*Exercise brief*.
Retype each line of the material exactly, please, skipping any picture in it.

*Supplied information*.
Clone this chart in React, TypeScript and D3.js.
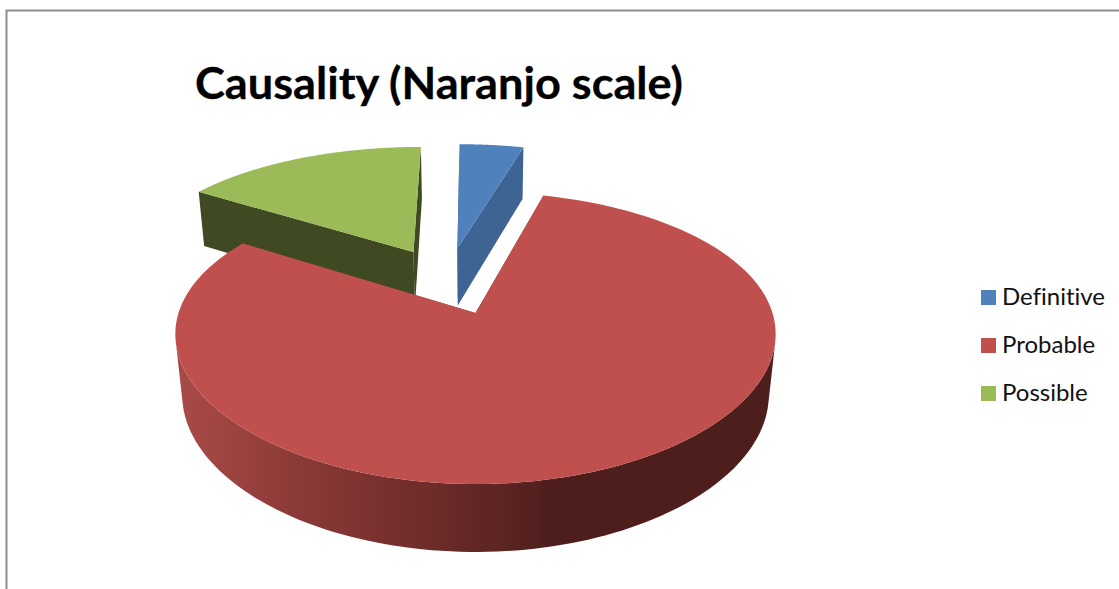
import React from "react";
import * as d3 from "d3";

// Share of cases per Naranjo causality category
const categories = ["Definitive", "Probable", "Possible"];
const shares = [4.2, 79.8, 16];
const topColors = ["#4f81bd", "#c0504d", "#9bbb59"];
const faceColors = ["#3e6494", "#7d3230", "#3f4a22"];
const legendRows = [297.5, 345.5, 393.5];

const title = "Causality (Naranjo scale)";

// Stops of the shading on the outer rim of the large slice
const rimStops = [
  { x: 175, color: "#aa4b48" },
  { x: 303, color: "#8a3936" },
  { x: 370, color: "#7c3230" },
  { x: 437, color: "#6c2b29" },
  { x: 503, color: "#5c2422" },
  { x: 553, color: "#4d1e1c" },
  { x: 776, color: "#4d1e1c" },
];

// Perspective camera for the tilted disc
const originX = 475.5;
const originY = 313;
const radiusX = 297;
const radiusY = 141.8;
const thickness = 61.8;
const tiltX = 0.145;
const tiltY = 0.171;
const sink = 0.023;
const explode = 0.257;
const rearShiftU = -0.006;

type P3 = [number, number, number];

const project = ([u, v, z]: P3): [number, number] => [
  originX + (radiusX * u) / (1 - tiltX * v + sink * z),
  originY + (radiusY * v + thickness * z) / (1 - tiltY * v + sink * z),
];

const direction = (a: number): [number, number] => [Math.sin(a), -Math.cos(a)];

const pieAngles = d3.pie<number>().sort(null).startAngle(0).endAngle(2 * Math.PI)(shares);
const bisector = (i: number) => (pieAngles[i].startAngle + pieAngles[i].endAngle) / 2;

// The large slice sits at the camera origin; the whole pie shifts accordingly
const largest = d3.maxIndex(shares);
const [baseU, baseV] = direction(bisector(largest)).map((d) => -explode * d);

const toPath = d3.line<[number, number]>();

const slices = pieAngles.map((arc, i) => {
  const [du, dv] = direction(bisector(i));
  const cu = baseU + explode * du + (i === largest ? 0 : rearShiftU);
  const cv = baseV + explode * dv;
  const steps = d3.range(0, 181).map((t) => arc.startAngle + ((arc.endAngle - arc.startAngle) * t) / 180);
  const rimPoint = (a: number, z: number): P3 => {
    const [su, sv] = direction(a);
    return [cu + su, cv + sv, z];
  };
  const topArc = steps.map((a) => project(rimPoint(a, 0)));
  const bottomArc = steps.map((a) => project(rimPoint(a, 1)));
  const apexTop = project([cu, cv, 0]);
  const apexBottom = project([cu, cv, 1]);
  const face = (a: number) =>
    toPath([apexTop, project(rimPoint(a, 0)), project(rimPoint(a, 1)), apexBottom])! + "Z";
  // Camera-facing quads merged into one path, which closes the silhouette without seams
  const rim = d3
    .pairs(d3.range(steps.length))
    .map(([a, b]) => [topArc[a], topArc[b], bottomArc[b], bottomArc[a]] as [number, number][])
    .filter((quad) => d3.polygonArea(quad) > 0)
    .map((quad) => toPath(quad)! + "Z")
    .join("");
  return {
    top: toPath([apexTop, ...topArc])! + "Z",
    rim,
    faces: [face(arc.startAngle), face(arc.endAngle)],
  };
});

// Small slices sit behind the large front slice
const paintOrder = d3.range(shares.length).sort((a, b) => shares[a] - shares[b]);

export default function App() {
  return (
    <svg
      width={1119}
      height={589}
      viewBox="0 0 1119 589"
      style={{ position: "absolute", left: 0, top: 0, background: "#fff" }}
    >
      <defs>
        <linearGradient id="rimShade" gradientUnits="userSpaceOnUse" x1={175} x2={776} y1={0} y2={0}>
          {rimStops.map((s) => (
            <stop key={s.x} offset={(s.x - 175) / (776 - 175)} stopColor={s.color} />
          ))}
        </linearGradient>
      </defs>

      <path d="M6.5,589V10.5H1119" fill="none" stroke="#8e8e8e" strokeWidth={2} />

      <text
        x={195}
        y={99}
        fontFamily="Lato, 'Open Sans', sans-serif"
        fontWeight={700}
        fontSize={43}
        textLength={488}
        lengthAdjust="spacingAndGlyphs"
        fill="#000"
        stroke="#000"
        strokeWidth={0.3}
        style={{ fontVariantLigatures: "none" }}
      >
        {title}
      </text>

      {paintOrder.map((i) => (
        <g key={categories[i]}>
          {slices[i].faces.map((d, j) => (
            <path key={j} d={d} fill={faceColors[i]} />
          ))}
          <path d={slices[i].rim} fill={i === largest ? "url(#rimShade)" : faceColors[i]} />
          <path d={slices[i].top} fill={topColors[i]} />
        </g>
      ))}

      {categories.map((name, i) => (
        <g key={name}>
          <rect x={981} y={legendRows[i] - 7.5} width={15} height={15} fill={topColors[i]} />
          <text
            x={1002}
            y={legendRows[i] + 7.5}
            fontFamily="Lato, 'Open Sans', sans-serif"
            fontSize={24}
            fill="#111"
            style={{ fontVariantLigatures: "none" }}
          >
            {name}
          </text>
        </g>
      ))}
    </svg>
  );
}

*Full answer*.
Clone this chart in React, TypeScript and D3.js.
import React from "react";
import * as d3 from "d3";

// Share of cases per Naranjo causality category
const categories = ["Definitive", "Probable", "Possible"];
const shares = [4.2, 79.8, 16];
const topColors = ["#4f81bd", "#c0504d", "#9bbb59"];
const faceColors = ["#3e6494", "#7d3230", "#3f4a22"];
const legendRows = [297.5, 345.5, 393.5];

const title = "Causality (Naranjo scale)";

// Stops of the shading on the outer rim of the large slice
const rimStops = [
  { x: 175, color: "#aa4b48" },
  { x: 303, color: "#8a3936" },
  { x: 370, color: "#7c3230" },
  { x: 437, color: "#6c2b29" },
  { x: 503, color: "#5c2422" },
  { x: 553, color: "#4d1e1c" },
  { x: 776, color: "#4d1e1c" },
];

// Perspective camera for the tilted disc
const originX = 475.5;
const originY = 313;
const radiusX = 297;
const radiusY = 141.8;
const thickness = 61.8;
const tiltX = 0.145;
const tiltY = 0.171;
const sink = 0.023;
const explode = 0.257;
const rearShiftU = -0.006;

type P3 = [number, number, number];

const project = ([u, v, z]: P3): [number, number] => [
  originX + (radiusX * u) / (1 - tiltX * v + sink * z),
  originY + (radiusY * v + thickness * z) / (1 - tiltY * v + sink * z),
];

const direction = (a: number): [number, number] => [Math.sin(a), -Math.cos(a)];

const pieAngles = d3.pie<number>().sort(null).startAngle(0).endAngle(2 * Math.PI)(shares);
const bisector = (i: number) => (pieAngles[i].startAngle + pieAngles[i].endAngle) / 2;

// The large slice sits at the camera origin; the whole pie shifts accordingly
const largest = d3.maxIndex(shares);
const [baseU, baseV] = direction(bisector(largest)).map((d) => -explode * d);

const toPath = d3.line<[number, number]>();

const slices = pieAngles.map((arc, i) => {
  const [du, dv] = direction(bisector(i));
  const cu = baseU + explode * du + (i === largest ? 0 : rearShiftU);
  const cv = baseV + explode * dv;
  const steps = d3.range(0, 181).map((t) => arc.startAngle + ((arc.endAngle - arc.startAngle) * t) / 180);
  const rimPoint = (a: number, z: number): P3 => {
    const [su, sv] = direction(a);
    return [cu + su, cv + sv, z];
  };
  const topArc = steps.map((a) => project(rimPoint(a, 0)));
  const bottomArc = steps.map((a) => project(rimPoint(a, 1)));
  const apexTop = project([cu, cv, 0]);
  const apexBottom = project([cu, cv, 1]);
  const face = (a: number) =>
    toPath([apexTop, project(rimPoint(a, 0)), project(rimPoint(a, 1)), apexBottom])! + "Z";
  // Camera-facing quads merged into one path, which closes the silhouette without seams
  const rim = d3
    .pairs(d3.range(steps.length))
    .map(([a, b]) => [topArc[a], topArc[b], bottomArc[b], bottomArc[a]] as [number, number][])
    .filter((quad) => d3.polygonArea(quad) > 0)
    .map((quad) => toPath(quad)! + "Z")
    .join("");
  return {
    top: toPath([apexTop, ...topArc])! + "Z",
    rim,
    faces: [face(arc.startAngle), face(arc.endAngle)],
  };
});

// Small slices sit behind the large front slice
const paintOrder = d3.range(shares.length).sort((a, b) => shares[a] - shares[b]);

export default function App() {
  return (
    <svg
      width={1119}
      height={589}
      viewBox="0 0 1119 589"
      style={{ position: "absolute", left: 0, top: 0, background: "#fff" }}
    >
      <defs>
        <linearGradient id="rimShade" gradientUnits="userSpaceOnUse" x1={175} x2={776} y1={0} y2={0}>
          {rimStops.map((s) => (
            <stop key={s.x} offset={(s.x - 175) / (776 - 175)} stopColor={s.color} />
          ))}
        </linearGradient>
      </defs>

      <path d="M6.5,589V10.5H1119" fill="none" stroke="#8e8e8e" strokeWidth={2} />

      <text
        x={195}
        y={99}
        fontFamily="Lato, 'Open Sans', sans-serif"
        fontWeight={700}
        fontSize={43}
        textLength={488}
        lengthAdjust="spacingAndGlyphs"
        fill="#000"
        stroke="#000"
        strokeWidth={0.3}
        style={{ fontVariantLigatures: "none" }}
      >
        {title}
      </text>

      {paintOrder.map((i) => (
        <g key={categories[i]}>
          {slices[i].faces.map((d, j) => (
            <path key={j} d={d} fill={faceColors[i]} />
          ))}
          <path d={slices[i].rim} fill={i === largest ? "url(#rimShade)" : faceColors[i]} />
          <path d={slices[i].top} fill={topColors[i]} />
        </g>
      ))}

      {categories.map((name, i) => (
        <g key={name}>
          <rect x={981} y={legendRows[i] - 7.5} width={15} height={15} fill={topColors[i]} />
          <text
            x={1002}
            y={legendRows[i] + 7.5}
            fontFamily="Lato, 'Open Sans', sans-serif"
            fontSize={24}
            fill="#111"
            style={{ fontVariantLigatures: "none" }}
          >
            {name}
          </text>
        </g>
      ))}
    </svg>
  );
}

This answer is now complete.